As I mention from time to time, I really like this form of meditation.  It is intelligent.  It evokes feelings and teaches you to process them.  It is in that sense eminently practical.  I have not done Vipassana, but in my understanding it consists in the awareness, but does nothing to evoke something to be aware OF. I did mantra meditation for a long time back in my youth, and have tried Zazen and the “just sitting there” forms of meditation, and none did anything but wind me up.  Counter-productive, as I suspect is the case for all people not already relatively well adjusted.  That, in any event, is what I read is often the case.

We are complex, rich beings.  We are like cabinets with countless drawers and shelves, and filing spaces.  Personal growth consists in the first phase in simply coming to know ourselves as we are, to open everything up, to see it, to become acquainted with it.  The spaces within us have unique and distinctive textures and feelings.

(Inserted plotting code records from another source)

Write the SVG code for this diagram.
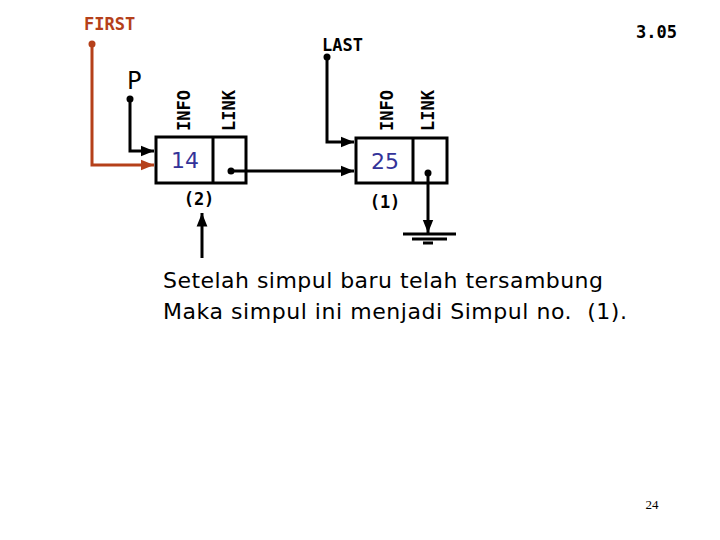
<svg xmlns="http://www.w3.org/2000/svg" width="720" height="540" viewBox="0 0 720 540">
<style>
.lbl{font-family:"DejaVu Sans Mono","Liberation Mono",monospace;font-weight:bold;font-size:17px;fill:#000}
.box{fill:#fff;stroke:#000;stroke-width:3}
.ln{fill:none;stroke:#000;stroke-width:3}
.red{fill:none;stroke:#b5401a;stroke-width:3}
.val{font-family:"DejaVu Sans","Liberation Sans",sans-serif;font-size:22px;fill:#333399}
.txt{font-family:"DejaVu Sans","Liberation Sans",sans-serif;font-size:22px;fill:#000}
</style>
<defs>
<marker id="ah" viewBox="0 0 10 10" refX="10" refY="5" markerWidth="4.5" markerHeight="4.5" orient="auto" markerUnits="strokeWidth"><path d="M0,1 L10,5 L0,9 z" fill="#000"/></marker>
<marker id="ahr" viewBox="0 0 10 10" refX="10" refY="5" markerWidth="4.5" markerHeight="4.5" orient="auto" markerUnits="strokeWidth"><path d="M0,1 L10,5 L0,9 z" fill="#b5401a"/></marker>
</defs>
<g id="node1">
<rect class="box" x="156" y="137" width="90" height="46"/>
<line class="ln" x1="213" y1="137" x2="213" y2="183"/>
<text class="val" x="185" y="168" text-anchor="middle">14</text>
<text class="lbl" transform="translate(190,131) rotate(-90)">INFO</text>
<text class="lbl" transform="translate(235,131) rotate(-90)">LINK</text>
<text class="lbl" x="199" y="205" text-anchor="middle" font-size="14">(2)</text>
</g>
<g id="node2">
<rect class="box" x="356" y="138" width="91" height="45"/>
<line class="ln" x1="413" y1="138" x2="413" y2="183"/>
<text class="val" x="385" y="169" text-anchor="middle">25</text>
<text class="lbl" transform="translate(393,131) rotate(-90)">INFO</text>
<text class="lbl" transform="translate(434,131) rotate(-90)">LINK</text>
<text class="lbl" x="385" y="208" text-anchor="middle" font-size="14">(1)</text>
</g>
<g id="first">
<text class="lbl" x="84" y="30" style="fill:#b5401a">FIRST</text>
<circle cx="92" cy="44" r="3.5" fill="#b5401a"/>
</g>
<g id="p">
<text x="127" y="89" font-family="DejaVu Sans, Liberation Sans, sans-serif" font-size="24">P</text>
<circle cx="130" cy="99" r="3.5" fill="#000"/>
</g>
<g id="last">
<text class="lbl" x="322" y="51">LAST</text>
<circle cx="327" cy="57" r="3.5" fill="#000"/>
</g>
<g id="ground">
<line class="ln" x1="403" y1="234" x2="456" y2="234"/>
<line class="ln" x1="412" y1="239" x2="447" y2="239"/>
<line class="ln" x1="423" y1="243" x2="433" y2="243"/>
</g>
<g id="connectors">
<polyline class="red" points="92,44 92,165 154,165" marker-end="url(#ahr)"/>
<polyline class="ln" points="130,99 130,151 154,151" marker-end="url(#ah)"/>
<circle cx="231" cy="171" r="3.5" fill="#000"/>
<line class="ln" x1="231" y1="171" x2="354" y2="171" marker-end="url(#ah)"/>
<polyline class="ln" points="327,57 327,142 354,142" marker-end="url(#ah)"/>
<circle cx="428" cy="173" r="3.5" fill="#000"/>
<line class="ln" x1="428" y1="173" x2="428" y2="233" marker-end="url(#ah)"/>
<line class="ln" x1="202" y1="258" x2="202" y2="213" marker-end="url(#ah)"/>
</g>
<text class="lbl" x="636" y="38" font-size="14">3.05</text>
<text class="txt" x="163" y="288" textLength="440" lengthAdjust="spacing">Setelah simpul baru telah tersambung</text>
<text class="txt" x="163" y="319" textLength="464" lengthAdjust="spacing" xml:space="preserve">Maka simpul ini menjadi Simpul no.  (1).</text>
<text x="652" y="509" font-family="Liberation Serif, serif" font-size="13" text-anchor="middle">24</text>
</svg>
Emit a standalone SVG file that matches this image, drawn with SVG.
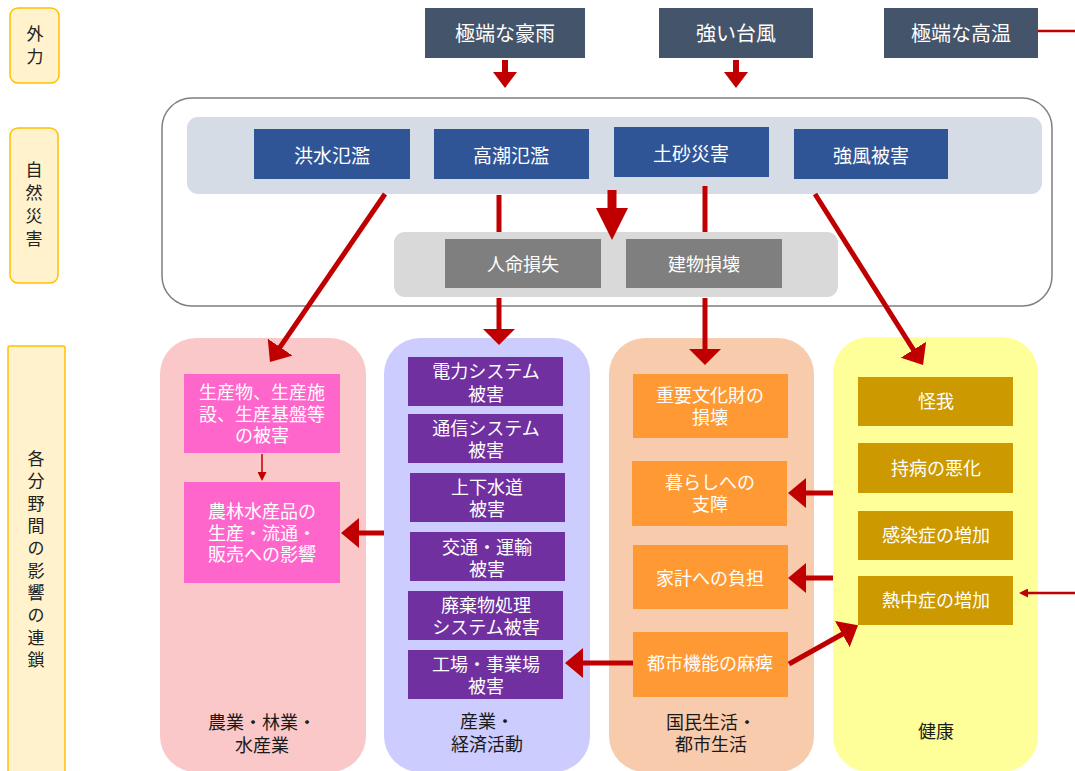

You have to have motion to open things up, and you have to have stillness to allow it to speak. Kum Nye has both.  Uniquely, in my not inconsiderable experience.

Today, between my last post and this one, I did my practice, and in the fifth part of this set of exercises, I was bringing my negatives into my “cloud”, and a Mr. Hyde sort of figure came up, and told the part of me that is loving “I always hated you and wanted to hurt you.”  “I”–I hate to identify with that other part of me, although I recognize in principle I must–asked why.  And it showed me that it needed love for a very long time, but had no way to get it.  And anything we need but can’t get we grow to hate.  It is natural for unloved people to grow to hate love.  Something tantalizing but 6″ out of your reach is maddening.

The nature of trauma is that the more you need people the more you push them away. Some part of you knows that your very desperation makes you intrinsically vulnerable, intrinsically gullible, intrinsically prone to error and the manipulations of others.  The harder you reach, the harder you pull back.  It is one more of the contradictions of loss and emotional privation.

But my two selves went for a pleasant walk in a pleasant park, and I think they worked something out.

There can be no greater gift, no skill more worth developing, than the ability to truly love oneself.  Once you can do that, you don’t NEED people, and so the desperation and clinging disappear, and so the ability to approach other people appropriately, in a spirit of welcoming and openness becomes available.

My life’s tasks are developing this ability in myself–I am nearly there–and then figuring out how to teach it consistently and efficiently.  That is one of my life’s tasks anyway.  Any regular readers I may have know I have set some other modest tasks in addition to that.